(Ochopee, FL) -- Governor Ron DeSantis and Border Czar Tom Homan will visit "Alligator Alcatraz" Thursday morning as officials prepare to shut the immigration detention facility down permanently.
Florida's Emergency Management Director Kevin Guthrie says full demobilization of the site is underway just weeks ahead of the one-year anniversary.
Meanwhile, following the decommissioning of Alligator Alcatraz, Miami-Dade County Mayor Daniella Levine Cava is working to sell and transfer of all County-controlled lands at the Dade-Collier Training and Transition Airport (TNT) to the National Park Service and other authorized Everglades restoration partners for permanent conservation.

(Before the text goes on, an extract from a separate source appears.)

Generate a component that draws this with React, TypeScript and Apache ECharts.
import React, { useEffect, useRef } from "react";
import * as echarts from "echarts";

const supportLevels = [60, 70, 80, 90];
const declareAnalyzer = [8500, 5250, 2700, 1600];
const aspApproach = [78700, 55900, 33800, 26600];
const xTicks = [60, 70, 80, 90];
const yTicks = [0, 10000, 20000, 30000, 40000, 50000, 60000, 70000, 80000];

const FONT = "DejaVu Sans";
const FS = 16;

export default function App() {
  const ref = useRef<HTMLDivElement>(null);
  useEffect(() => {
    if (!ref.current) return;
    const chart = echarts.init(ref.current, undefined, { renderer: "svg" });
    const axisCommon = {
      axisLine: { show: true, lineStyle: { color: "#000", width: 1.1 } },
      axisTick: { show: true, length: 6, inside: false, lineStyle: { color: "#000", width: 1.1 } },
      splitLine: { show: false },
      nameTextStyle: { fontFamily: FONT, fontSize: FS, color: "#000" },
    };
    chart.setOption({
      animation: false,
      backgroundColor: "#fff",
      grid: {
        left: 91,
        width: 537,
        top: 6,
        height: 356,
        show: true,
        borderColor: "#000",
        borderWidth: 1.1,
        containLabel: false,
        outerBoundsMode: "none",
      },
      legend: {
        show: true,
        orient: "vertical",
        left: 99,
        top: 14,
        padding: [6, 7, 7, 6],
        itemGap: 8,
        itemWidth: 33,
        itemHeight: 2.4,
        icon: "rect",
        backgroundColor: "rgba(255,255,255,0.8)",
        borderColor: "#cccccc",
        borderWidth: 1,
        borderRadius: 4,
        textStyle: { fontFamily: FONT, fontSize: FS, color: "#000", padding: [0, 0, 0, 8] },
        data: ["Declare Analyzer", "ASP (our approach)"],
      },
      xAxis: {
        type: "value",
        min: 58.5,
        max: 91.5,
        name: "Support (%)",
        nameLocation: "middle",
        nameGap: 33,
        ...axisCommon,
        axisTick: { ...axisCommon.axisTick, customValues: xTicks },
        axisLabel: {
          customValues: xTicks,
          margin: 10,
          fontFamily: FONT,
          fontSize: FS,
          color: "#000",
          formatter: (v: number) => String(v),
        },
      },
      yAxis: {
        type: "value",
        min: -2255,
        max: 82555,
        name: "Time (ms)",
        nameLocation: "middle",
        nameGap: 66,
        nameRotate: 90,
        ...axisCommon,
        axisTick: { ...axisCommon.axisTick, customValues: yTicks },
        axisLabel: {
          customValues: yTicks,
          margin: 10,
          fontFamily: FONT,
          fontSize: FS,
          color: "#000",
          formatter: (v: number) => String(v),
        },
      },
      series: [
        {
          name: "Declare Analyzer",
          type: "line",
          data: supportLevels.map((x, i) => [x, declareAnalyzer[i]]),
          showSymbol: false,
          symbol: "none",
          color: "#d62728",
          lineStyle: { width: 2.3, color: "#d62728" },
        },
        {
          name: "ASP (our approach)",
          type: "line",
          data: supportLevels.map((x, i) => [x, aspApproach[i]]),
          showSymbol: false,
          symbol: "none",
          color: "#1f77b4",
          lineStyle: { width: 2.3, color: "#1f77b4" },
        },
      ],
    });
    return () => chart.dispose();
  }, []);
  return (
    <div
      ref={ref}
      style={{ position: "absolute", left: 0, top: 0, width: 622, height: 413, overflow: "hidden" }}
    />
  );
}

"From the very beginning, I have raised serious concerns about the 'Alligator Alcatraz' detention facility because people have been held there in inhumane conditions without meaningful due process, while occupying land alongside one of the world’s most precious natural ecosystems," said Mayor Levine Cava. "Once this facility is decommissioned, we have an opportunity to permanently protect these lands for Everglades restoration and ensure they remain protected for generations to come. That is the legacy we should leave."
The $1.2 billion experiment that was once hailed by Governor Ron DeSantis and President Donald Trump as a model for other states should follow has now transferred its final few detainees to other detention centers or deported them to third countries.